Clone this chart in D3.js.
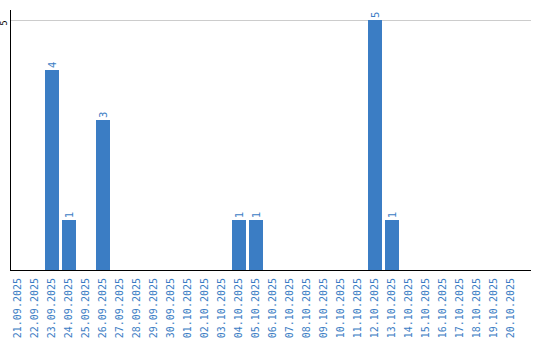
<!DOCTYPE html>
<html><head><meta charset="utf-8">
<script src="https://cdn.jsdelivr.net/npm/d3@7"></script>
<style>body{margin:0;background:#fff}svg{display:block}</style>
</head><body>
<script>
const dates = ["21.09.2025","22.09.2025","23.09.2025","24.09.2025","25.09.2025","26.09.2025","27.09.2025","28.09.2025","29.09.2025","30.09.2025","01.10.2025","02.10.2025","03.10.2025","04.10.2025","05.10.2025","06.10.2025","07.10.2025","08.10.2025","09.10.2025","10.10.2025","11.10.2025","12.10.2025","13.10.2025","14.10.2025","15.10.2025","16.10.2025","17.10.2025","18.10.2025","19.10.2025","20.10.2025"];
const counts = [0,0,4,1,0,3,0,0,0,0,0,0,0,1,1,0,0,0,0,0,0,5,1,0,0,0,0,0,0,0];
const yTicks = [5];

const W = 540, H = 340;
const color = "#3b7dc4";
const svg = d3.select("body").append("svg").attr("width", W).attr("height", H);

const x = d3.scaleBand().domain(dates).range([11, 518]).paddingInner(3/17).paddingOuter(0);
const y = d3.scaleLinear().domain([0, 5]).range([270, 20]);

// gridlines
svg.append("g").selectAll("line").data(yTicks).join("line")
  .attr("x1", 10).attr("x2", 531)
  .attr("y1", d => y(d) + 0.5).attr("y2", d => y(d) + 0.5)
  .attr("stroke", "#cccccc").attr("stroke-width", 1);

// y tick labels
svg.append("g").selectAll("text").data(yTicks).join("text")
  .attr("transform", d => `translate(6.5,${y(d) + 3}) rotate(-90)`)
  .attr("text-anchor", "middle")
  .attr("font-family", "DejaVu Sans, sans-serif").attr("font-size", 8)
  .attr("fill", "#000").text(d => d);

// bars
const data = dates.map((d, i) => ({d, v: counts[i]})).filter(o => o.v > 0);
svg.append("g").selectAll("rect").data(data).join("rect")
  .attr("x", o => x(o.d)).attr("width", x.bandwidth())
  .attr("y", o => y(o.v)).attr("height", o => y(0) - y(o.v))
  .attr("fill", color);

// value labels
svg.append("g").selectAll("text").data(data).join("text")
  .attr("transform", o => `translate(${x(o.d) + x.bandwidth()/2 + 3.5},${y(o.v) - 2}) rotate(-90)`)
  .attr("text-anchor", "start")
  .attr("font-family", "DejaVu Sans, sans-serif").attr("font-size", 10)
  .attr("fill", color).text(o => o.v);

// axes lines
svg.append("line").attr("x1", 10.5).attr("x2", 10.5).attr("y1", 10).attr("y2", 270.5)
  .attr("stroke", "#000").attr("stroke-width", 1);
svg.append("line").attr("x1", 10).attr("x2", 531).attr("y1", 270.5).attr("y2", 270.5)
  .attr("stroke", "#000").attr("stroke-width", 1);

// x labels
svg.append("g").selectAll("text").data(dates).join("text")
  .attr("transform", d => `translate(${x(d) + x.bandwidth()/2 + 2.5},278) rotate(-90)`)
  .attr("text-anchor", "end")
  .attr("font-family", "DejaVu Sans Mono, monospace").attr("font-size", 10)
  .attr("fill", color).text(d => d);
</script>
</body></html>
________________
■ What to produce ■
Extract the lines exactly, please: the first line of the listing, the line with "const y = d3.scaleLinear().domain([0, 5]).range([270, 20]);", and every line between them, but no pictures.

■ Response to this task ■
Clone this chart in D3.js.
<!DOCTYPE html>
<html><head><meta charset="utf-8">
<script src="https://cdn.jsdelivr.net/npm/d3@7"></script>
<style>body{margin:0;background:#fff}svg{display:block}</style>
</head><body>
<script>
const dates = ["21.09.2025","22.09.2025","23.09.2025","24.09.2025","25.09.2025","26.09.2025","27.09.2025","28.09.2025","29.09.2025","30.09.2025","01.10.2025","02.10.2025","03.10.2025","04.10.2025","05.10.2025","06.10.2025","07.10.2025","08.10.2025","09.10.2025","10.10.2025","11.10.2025","12.10.2025","13.10.2025","14.10.2025","15.10.2025","16.10.2025","17.10.2025","18.10.2025","19.10.2025","20.10.2025"];
const counts = [0,0,4,1,0,3,0,0,0,0,0,0,0,1,1,0,0,0,0,0,0,5,1,0,0,0,0,0,0,0];
const yTicks = [5];

const W = 540, H = 340;
const color = "#3b7dc4";
const svg = d3.select("body").append("svg").attr("width", W).attr("height", H);

const x = d3.scaleBand().domain(dates).range([11, 518]).paddingInner(3/17).paddingOuter(0);
const y = d3.scaleLinear().domain([0, 5]).range([270, 20]);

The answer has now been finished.